Kepuasan faskes terhadap kinerja BPJS Kesehatan menurut Rohmat juga tinggi yakni 75.9 persen. Secara umum tingkat kepuasan Fasilitas Kesehatan Tingkat Pertama (FKTP) lebih tinggi daripada FKRTL. Tingkat kepuasan FKTP jenis Puskesmas 76.2 persen, dokter praktik perorangan 78.0 persen, klinik 77.5 persen. Sementara FKRTL indeks kepuasan terhadap kinerja BPJS Kesehatan sebesar 71.9%.

Dari aspek kepuasan peserta berdasarkan hasil survei itu Rohmat mengingatkan agar BPJS Kesehatan mempertahankan ketersediaan loket pelayanan, kesesuaian proses pelayanan dengan alur yang ditetapkan dan kecepatan pelayanan di loket pendaftaran. Kemudian, kesamaan perlakuan terhadap pasien BPJS Kesehatan dan pasien umum, kenyamanan ruang tunggu, serta kecukupan jumlah tenaga medis, obat, dan loket pendaftaran di FKTP.

Terkait kepuasan faskes, Rohmat mengatakan BPJS Kesehatan perlu memperhatikan kecepatan dalam merespon pengajuan faskes untuk menjadi mitra BPJS Kesehatan. Lalu, ketepatan pembayaran klaim dan kapitasi, serta pertemuan kemitraan. Hal lain yang perlu ditingkatkan BPJS Kesehatan yakni ketepatan waktu kedatangan dokter agar sesuai dengan jadwal di poliklinik, kecepatan petugas BPJS Kesehatan Center menangani masalah dan kemudahan proses rujuk balik dari rumah sakit.

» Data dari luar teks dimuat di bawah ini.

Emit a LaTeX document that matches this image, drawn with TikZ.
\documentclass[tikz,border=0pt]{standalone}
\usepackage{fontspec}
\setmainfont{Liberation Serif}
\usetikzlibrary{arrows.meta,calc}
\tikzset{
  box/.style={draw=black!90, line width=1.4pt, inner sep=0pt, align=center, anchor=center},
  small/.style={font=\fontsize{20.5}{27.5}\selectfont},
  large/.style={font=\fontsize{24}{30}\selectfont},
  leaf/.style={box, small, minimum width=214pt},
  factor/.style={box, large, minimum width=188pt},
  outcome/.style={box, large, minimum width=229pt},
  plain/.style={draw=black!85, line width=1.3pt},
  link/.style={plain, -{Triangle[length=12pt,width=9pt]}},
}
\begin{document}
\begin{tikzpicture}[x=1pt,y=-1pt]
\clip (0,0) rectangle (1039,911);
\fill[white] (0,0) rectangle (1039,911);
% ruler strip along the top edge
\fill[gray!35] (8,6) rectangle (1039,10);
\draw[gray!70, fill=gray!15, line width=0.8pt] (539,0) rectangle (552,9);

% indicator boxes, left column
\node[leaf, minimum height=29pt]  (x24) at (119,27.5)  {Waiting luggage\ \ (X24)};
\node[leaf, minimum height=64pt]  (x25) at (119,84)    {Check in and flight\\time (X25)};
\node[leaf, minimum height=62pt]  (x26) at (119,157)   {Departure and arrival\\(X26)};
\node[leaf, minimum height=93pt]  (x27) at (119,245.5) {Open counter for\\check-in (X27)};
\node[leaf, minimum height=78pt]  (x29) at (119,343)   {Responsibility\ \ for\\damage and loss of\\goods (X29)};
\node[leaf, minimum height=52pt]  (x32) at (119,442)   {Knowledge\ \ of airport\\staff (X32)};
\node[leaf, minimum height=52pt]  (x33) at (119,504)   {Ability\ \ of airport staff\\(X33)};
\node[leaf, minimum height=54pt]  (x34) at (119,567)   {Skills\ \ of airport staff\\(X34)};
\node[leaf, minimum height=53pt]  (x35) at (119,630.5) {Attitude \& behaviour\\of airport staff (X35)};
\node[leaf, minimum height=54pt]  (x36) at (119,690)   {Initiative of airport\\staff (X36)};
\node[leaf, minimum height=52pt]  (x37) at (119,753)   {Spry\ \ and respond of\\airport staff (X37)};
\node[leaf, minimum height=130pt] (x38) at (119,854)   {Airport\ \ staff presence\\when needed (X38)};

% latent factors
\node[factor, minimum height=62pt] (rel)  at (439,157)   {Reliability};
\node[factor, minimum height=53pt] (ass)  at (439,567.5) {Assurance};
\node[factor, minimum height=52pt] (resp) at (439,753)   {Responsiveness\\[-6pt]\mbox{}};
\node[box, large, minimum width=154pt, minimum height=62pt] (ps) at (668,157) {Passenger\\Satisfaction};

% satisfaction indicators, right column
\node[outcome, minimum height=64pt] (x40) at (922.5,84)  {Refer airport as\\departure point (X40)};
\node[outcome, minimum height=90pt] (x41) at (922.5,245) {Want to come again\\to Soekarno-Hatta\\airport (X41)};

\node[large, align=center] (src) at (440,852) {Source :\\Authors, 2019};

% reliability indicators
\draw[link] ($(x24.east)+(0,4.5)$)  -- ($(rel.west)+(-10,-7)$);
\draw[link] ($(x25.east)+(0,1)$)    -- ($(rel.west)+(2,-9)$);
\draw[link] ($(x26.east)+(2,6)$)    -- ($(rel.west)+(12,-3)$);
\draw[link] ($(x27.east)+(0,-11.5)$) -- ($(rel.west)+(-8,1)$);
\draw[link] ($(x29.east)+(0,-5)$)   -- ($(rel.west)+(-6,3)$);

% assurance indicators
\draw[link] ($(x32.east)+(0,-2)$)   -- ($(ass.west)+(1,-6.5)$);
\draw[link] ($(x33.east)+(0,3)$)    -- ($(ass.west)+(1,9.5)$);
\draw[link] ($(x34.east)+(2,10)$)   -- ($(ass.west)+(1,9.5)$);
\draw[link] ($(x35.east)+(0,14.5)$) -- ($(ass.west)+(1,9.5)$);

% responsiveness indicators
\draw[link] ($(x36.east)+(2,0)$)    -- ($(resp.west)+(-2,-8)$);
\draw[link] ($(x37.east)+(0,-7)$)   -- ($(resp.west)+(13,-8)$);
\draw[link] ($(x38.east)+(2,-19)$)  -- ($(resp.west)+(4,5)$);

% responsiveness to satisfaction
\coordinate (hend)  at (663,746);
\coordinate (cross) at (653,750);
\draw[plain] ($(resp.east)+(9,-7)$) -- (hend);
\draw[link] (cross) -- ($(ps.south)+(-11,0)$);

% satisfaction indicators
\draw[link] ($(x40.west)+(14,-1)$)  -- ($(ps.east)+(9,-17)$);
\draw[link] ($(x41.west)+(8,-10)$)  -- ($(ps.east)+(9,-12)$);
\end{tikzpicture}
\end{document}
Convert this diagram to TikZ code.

Koordinator advokasi BPJS Watch, Timboel Siregar, mengatakan tingkat kepuasan peserta yang diperoleh dari hasil survei yang dilakukan PT SWAsembada (78.9 persen) itu lebih tinggi daripada survei yang pernah dilakukan DJSN (71 persen). Dari hasil survei yang dilakukan PT SWAsembada itu tercatat ada yang menyatakan tidak puas sebesar 21.1 persen. Mengingat pelayanan yang dilakukan BPJS Kesehatan menyangkut nyawa manusia, maka jumlah responden yang menyatakan tidak puas itu harus tetap menjadi perhatian serius pemerintah dan BPJS Kesehatan.

Timboel mengusulkan agar survei dilakukan dengan terlebih dulu memberi pertanyaan terkait hak-hak peserta kepada responden. Hasil survei tersebut dinilai tidak mengurai lebih dalam pengetahuan peserta terhadap hak-haknya. Kemudian tidak menjelaskan berapa kali responden bersinggungan dengan faskes yang jadi mitra BPJS Kesehatan. Menurutnya itu mempengaruhi tingkat kepuasan peserta.

Bisa jadi peserta yang disurvei tidak mengetahui hak-haknya, sehingga ketika faskes menyuruh peserta membeli obat sendiri maka pasien mengikuti. Sekalipun biaya yang dikeluarkan pasien BPJS Kesehatan itu lebih rendah daripada pasien umum namun sudah semestinya peserta mengetahui apa yang menjadi haknya. Oleh karenanya Timboel yakin jika peserta yang disurvei paham apa saja hak-haknya maka akan mempengaruhi tingkat kepuasan.

“BPJS Watch banyak melakukan advokasi terhadap pasien BPJS Kesehatan dan menemukan banyak pasien yang disuruh faskes membeli obat atau darah walaupun obat tersebut sebenarnya sudah masuk paket INA-CBGs,” kata Timboel di Jakarta, Senin (04/1).